At the same time, I was feeling a need to be uber-productive in light of my busyness. I was working more hours than usual. I was responding to ministry emails from home. When I was home, I couldn’t stop thinking about my ministry. My mind was going crazy!
It was time to pause.
I had a regularly scheduled meeting with my spiritual director right in the middle of all of this. I shared with him how I was feeling and I how I felt that I couldn’t relax. My mind was in overdrive. I also shared that I felt like I was making more mistakes than usual and that I had the feeling that my summer events were not going to go well. In turn, that made me feel like a bad leader and that my whole ministry was going downhill.
My spiritual director provided some spiritual prospective.
He described to me how the evil spirit likes to jump into these little cracks in my life and try to widen them and make me feel like things are not going well in ministry. Because of that, he said that I was feeling like I was not confident in my leadership and the small things were becoming way bigger than they needed to be.
He was right!

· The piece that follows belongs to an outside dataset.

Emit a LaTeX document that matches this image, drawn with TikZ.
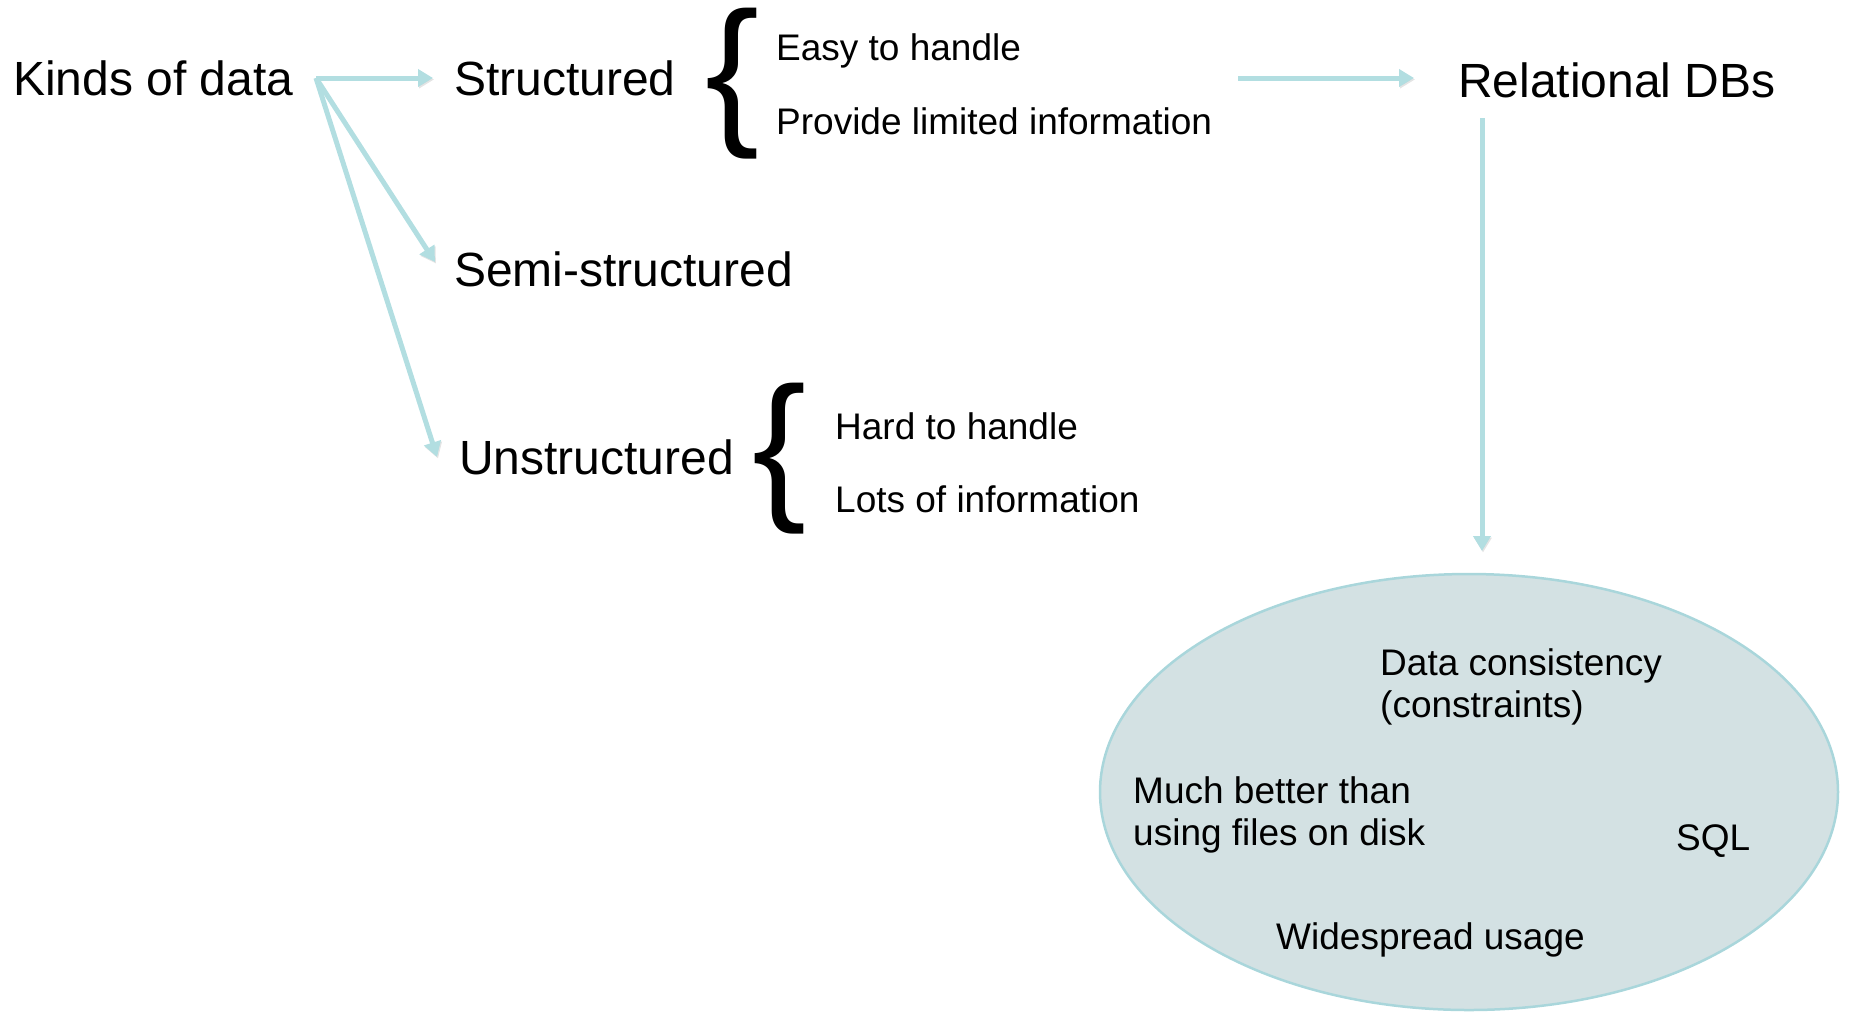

The evil spirit was winning.
The fact was that almost every part of my ministry was going well. I was allowing small mistakes or missteps to be big deals. They weren’t a big deal. I was making them a big deal.
Then my spiritual director said what is quoted at the top.
I have a tendency to think too much, solve every problem, make everything right, and do everything with excellence. I believe this is a great quality about myself. I work hard! However, taken to an extreme, this quality can be a liability. Why? Because I have to rest my brain, I can’t solve every problem, I can’t make everything right, and I make mistakes with excellence!
Relax. Let the mind lay fallow. Okay, I have some work to do.
Do you have difficulty relaxing and allowing your mind to lay fallow?